07 Feb 2007
Optoelectronic chip maker Bookham tells a familiar story of declining sales and aggressive cost-cutting measures - and this time its Caswell InP fab is in the firing line.
Bookham is to target its compound semiconductor fab in Caswell, UK, in a new round of cost-cutting measures aimed at rebalancing its dismal finances.
Company CEO Giorgio Anania revealed the latest move in a conference call to discuss Bookham's second-quarter financial figures, which made painful listening for shareholders and employees alike.
Although revenue in the three months until December 30, 2006, was nearly identical to the prior quarter, sales of components to Nortel are expected to nosedive in the current quarter because of a recent build-up of inventory at the network equipment vendor.
Ever since Bookham acquired its optical components business and 3-inch InP wafer fab from Nortel, the firm has represented Bookham's key sales account. In the latest quarter, sales to Nortel were worth $14.5 million – around 26 percent of total revenue.
But in the current quarter, that figure will drop to just 5 percent (around $2.5 million), and the modest sequential uptick in business expected from its other customers will do little to cover the shortfall.
"Given these developments, we are immediately undertaking an aggressive overhead cost reduction plan," Anania told investors.
As the CEO hinted, the cuts will be big, and this time they will affect Bookham's InP fab. Anania reckons that by implementing the measures, he can reduce company outgoings by some $7 million per quarter.
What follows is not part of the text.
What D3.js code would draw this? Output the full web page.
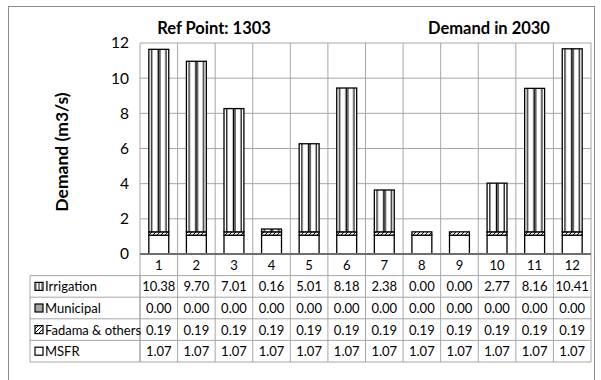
<!DOCTYPE html>
<html><head><meta charset="utf-8">
<script src="https://cdn.jsdelivr.net/npm/d3@7"></script>
<style>body{margin:0;background:#fff}svg{display:block}text{font-family:Lato,"Open Sans",sans-serif;fill:#000}</style>
</head><body><svg id="c" width="601" height="380"></svg>
<script>
const categories = ["1","2","3","4","5","6","7","8","9","10","11","12"];
const seriesNames = ["Irrigation","Municipal","Fadama & others","MSFR"];
const irrigation = [10.38,9.70,7.01,0.16,5.01,8.18,2.38,0.00,0.00,2.77,8.16,10.41];
const municipal  = [0,0,0,0,0,0,0,0,0,0,0,0];
const fadama     = [0.19,0.19,0.19,0.19,0.19,0.19,0.19,0.19,0.19,0.19,0.19,0.19];
const msfr       = [1.07,1.07,1.07,1.07,1.07,1.07,1.07,1.07,1.07,1.07,1.07,1.07];
const yTicks = [0,2,4,6,8,10,12];

const svg = d3.select("#c");
const L=140, R=591, T=43, B=254;
const rowH = 21.6;
const legL = 30;

const defs = svg.append("defs");
const pi = defs.append("pattern").attr("id","pIrr").attr("patternUnits","objectBoundingBox")
  .attr("patternContentUnits","objectBoundingBox").attr("width",1).attr("height",1);
pi.append("rect").attr("width",1).attr("height",1).attr("fill","#fff");
[0.14,0.47,0.55,0.86].forEach(f=>pi.append("rect").attr("x",f-0.03).attr("y",0).attr("width",0.06).attr("height",1).attr("fill","#000"));
const pf = defs.append("pattern").attr("id","pFad").attr("patternUnits","userSpaceOnUse").attr("width",4).attr("height",4);
pf.append("rect").attr("width",4).attr("height",4).attr("fill","#fff");
pf.append("path").attr("d","M0,4 L4,0 M-1,1 L1,-1 M3,5 L5,3").attr("stroke","#000").attr("stroke-width",1);
const fills = {"Irrigation":"url(#pIrr)","Municipal":"#a6a6a6","Fadama & others":"url(#pFad)","MSFR":"#fff"};

// outer border
svg.append("rect").attr("x",8.5).attr("y",6.5).attr("width",586).attr("height",390).attr("fill","none").attr("stroke","#8c8c8c").attr("stroke-width",1);

const x = d3.scaleBand().domain(categories).range([L,R]).paddingInner(0).paddingOuter(0);
const y = d3.scaleLinear().domain([0,12]).range([B,T]);

// grid
const g = svg.append("g");
yTicks.forEach(t=>g.append("line").attr("x1",L).attr("x2",R).attr("y1",y(t)).attr("y2",y(t)).attr("stroke","#a6a6a6"));
categories.forEach(c=>g.append("line").attr("x1",x(c)).attr("x2",x(c)).attr("y1",T).attr("y2",B+rowH).attr("stroke","#a6a6a6"));
g.append("line").attr("x1",R).attr("x2",R).attr("y1",T).attr("y2",B+rowH).attr("stroke","#a6a6a6");

// y axis labels
const yAxis = d3.axisLeft(y).tickValues(yTicks).tickSize(0).tickPadding(0).tickFormat(d3.format("d"));
const ya = svg.append("g").attr("transform",`translate(${L-11},0)`).call(yAxis);
ya.select(".domain").remove();
ya.selectAll("text").attr("font-size",15.5).attr("font-family","Lato,sans-serif").attr("fill","#000");

// bars
const data = categories.map((c,i)=>({cat:c,"MSFR":msfr[i],"Fadama & others":fadama[i],"Municipal":municipal[i],"Irrigation":irrigation[i]}));
const stack = d3.stack().keys(["MSFR","Fadama & others","Municipal","Irrigation"])(data);
const bw = x.bandwidth()*0.53;
stack.forEach(s=>{
  svg.append("g").selectAll("rect").data(s.filter(d=>d[1]-d[0]>0)).join("rect")
    .attr("x",d=>x(d.data.cat)+(x.bandwidth()-bw)/2).attr("width",bw)
    .attr("y",d=>y(d[1])).attr("height",d=>y(d[0])-y(d[1]))
    .attr("fill",fills[s.key]).attr("stroke","#000").attr("stroke-width",1.3);
});
// axis baseline
svg.append("line").attr("x1",L).attr("x2",R).attr("y1",B).attr("y2",B).attr("stroke","#6e6e6e").attr("stroke-width",2);

// table
const tb = svg.append("g");
const rows = [irrigation,municipal,fadama,msfr];
categories.forEach(c=>tb.append("text").attr("x",x(c)+x.bandwidth()/2).attr("y",B+rowH/2+5).attr("text-anchor","middle").attr("font-size",13).text(c));
for(let r=0;r<=4;r++){
  const yy = B+rowH*(r+1);
  tb.append("line").attr("x1",legL).attr("x2",R).attr("y1",yy).attr("y2",yy).attr("stroke","#a6a6a6");
}
const tBottom = B+rowH*5;
[legL,L].forEach(xx=>tb.append("line").attr("x1",xx).attr("x2",xx).attr("y1",B+rowH).attr("y2",tBottom).attr("stroke","#a6a6a6"));
categories.forEach(c=>tb.append("line").attr("x1",x(c)).attr("x2",x(c)).attr("y1",B+rowH).attr("y2",tBottom).attr("stroke","#a6a6a6"));
tb.append("line").attr("x1",R).attr("x2",R).attr("y1",B+rowH).attr("y2",tBottom).attr("stroke","#a6a6a6");
const fmt = d3.format(".2f");
rows.forEach((vals,r)=>{
  const cy = B+rowH*(r+1)+rowH/2;
  vals.forEach((v,i)=>tb.append("text").attr("x",x(categories[i])+x.bandwidth()/2).attr("y",cy+5).attr("text-anchor","middle").attr("font-size",13).text(fmt(v)));
  tb.append("rect").attr("x",legL+5).attr("y",cy-4).attr("width",8).attr("height",8)
    .attr("fill",fills[seriesNames[r]]).attr("stroke","#000").attr("stroke-width",1.2);
  tb.append("text").attr("x",legL+15).attr("y",cy+5).attr("font-size",13).text(seriesNames[r]);
});

// titles
svg.append("text").attr("x",214).attr("y",34).attr("text-anchor","middle").attr("font-size",16.5).attr("font-weight","bold").text("Ref Point: 1303");
svg.append("text").attr("x",489).attr("y",34).attr("text-anchor","middle").attr("font-size",16.5).attr("font-weight","bold").text("Demand in 2030");
svg.append("text").attr("transform","translate(68,152) rotate(-90)").attr("text-anchor","middle").attr("font-size",17.5).attr("font-weight","bold").text("Demand (m3/s)");
</script></body></html>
According to a Bookham spokesperson, the cuts will include a complete shut-down of the obsolete 2-inch diameter InP processing line at Caswell, so that all products will be made on the 3-inch platform acquired from Nortel four years ago.
The company's chip development activity in Ottawa, Canada, will also be closing down, with part of this effort switching to Shenzhen, China, and some moving to what remains of Bookham's Paignton plant in the south of England.
Other measures include moving some of its 2000 employees at its various locations around the world into fewer buildings than they currently occupy.
If the cost-cutting is successful, then Anania believes that Bookham could break even (before amortization, tax and other below-the-line costs are counted) on quarterly sales of around $56 million – similar to the sales figure that it posted in the most recent quarter.
The company will have to move fast, though. Net loss in the latest quarter came in at $21.3 million, only a small portion of which was attributable to one-off charges. On its balance sheet, Bookham lists cash and cash equivalents at $45.4 million.
Despite many previous restructuring efforts, Bookham is yet to post a break-even quarter after all financial outgoings are accounted for, and in recent years it has dreamt up a number of inventive refinancing measures and also sold off much of the property it owns – including the sale and lease-back of the Caswell facility.